Plaintiffs’ lawyers’ expert on Seroquel, the chairwoman of the epidemiology department at the University of Alabama at Birmingham, is expected to opine that Seroquel causes metabolic changes which can lead to diabetes without weight gain.

Honestly, I cannot imagine a scenario where general causation would be an issue. There really is not much legitimate dispute. The challenge that Plaintiffs’ Seroquel lawyers have had in the lawsuits that have gone forward is specific causation, whether diabetes was caused in the Plaintiff, as opposed to the general principle that Seroquel can cause diabetes.

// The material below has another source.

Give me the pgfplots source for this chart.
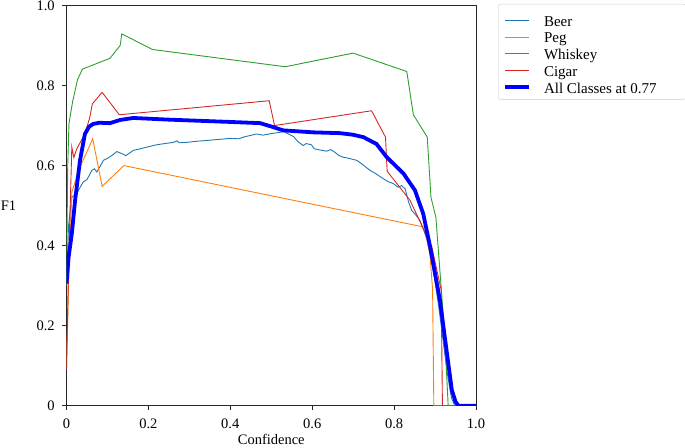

As American Law Litigation Daily pointed out on Monday, Delaware Superior Court Judge Joseph Slights was pretty discouraging about the future of the Seroquel lawsuits in his recent opinion. The judge pointed out that in every Seroquel lawsuit, plaintiffs’ experts have been bounced on Daubert grounds. But you have to look at the facts of those specific cases (here and here). While plaintiffs’ Seroquel lawyers might have thought these were good cases to push forward, it is pretty clear that these were bad cases on the facts (it could have evolved that way in a way unknown to plaintiffs’ Seroquel lawyers.)

There are still 13,000 Seroquel lawsuits out there. There is a long way to go.